A five-point consensus was signed by the ASEAN member states and the Myanmar junta in April 2021 to put an end to the violence, seek a negotiated solution to the conflict and address the humanitarian crisis.

As APHR has repeatedly stated, Min Aung Hlaing has not shown any willingness to comply with its terms from the beginning.

The report of the International Parliamentary Inquiry into the global response to the crisis in Myanmar (IPI), organized by APHR, urged ASEAN to abandon the Five Point Consensus in its present form, as it has failed.

“As we demanded in our IPI report, ASEAN should engage the National Unity Government (NUG) of Myanmar, as the legitimate authority of the country, re-negotiate a new consensus with it and align ethnic organizations. ASEAN decided early on not to invite representatives of the junta to high-level meetings, and countries like Malaysia and its current Chair, Indonesia, have shown a willingness to engage the NUG. By meeting Ming Aung Hlaing, Thailand is undermining those efforts and furthering divisions within the regional group,” said Santiago.

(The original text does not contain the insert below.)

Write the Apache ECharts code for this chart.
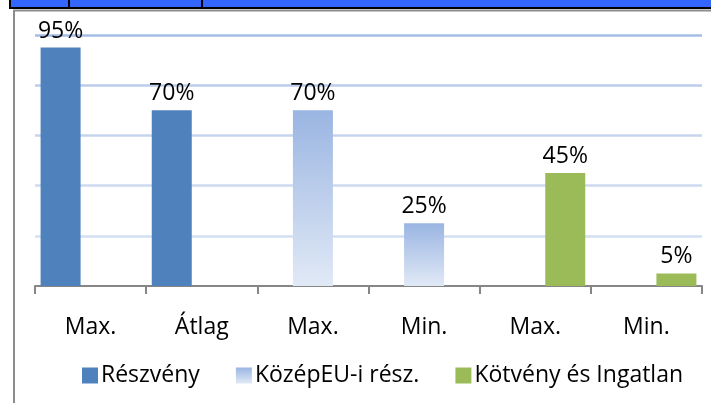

In this vein, Thailand hosted a meeting in December to discuss the crisis in Myanmar, attended by the foreign ministers of the Myanmar junta, Laos and Cambodia, as well as the deputy foreign minister of Vietnam. Significantly, Malaysia, the Philippines, Indonesia and Singapore did not attend.

Thailand and Myanmar share a border of over 2,400 kilometers, and the attacks by the junta have displaced hundreds of thousands.

Yet Thailand refuses to accept refugees fleeing the onslaught of the Myanmar military on the other side of the border, often pushing back those who cross it after a few days or even a few hours, as human rights organizations have often denounced in the last two years.

Asylum seekers from the neighboring country do not fare much better in Thailand, where they have no legal protection and live in constant fear of deportation.

“Thailand has a history of welcoming refugees from Laos, Cambodia or Vietnam since the 20th-century wars in Indochina. The government should open its borders to the refugees fleeing war in the Myanmar ethnic states along its borders, and provide legal protections to those who seek political asylum, including defectors from the Myanmar military. It should also facilitate cross-border aid by local civil society organizations and international NGOs. Once again, on these issues the main interlocutors the Thai government should engage with in Myanmar are the NUG, aligned ethnic organizations, and the vibrant civil society, not a criminal military completely unable to solve the crisis it has created,” said Santiago.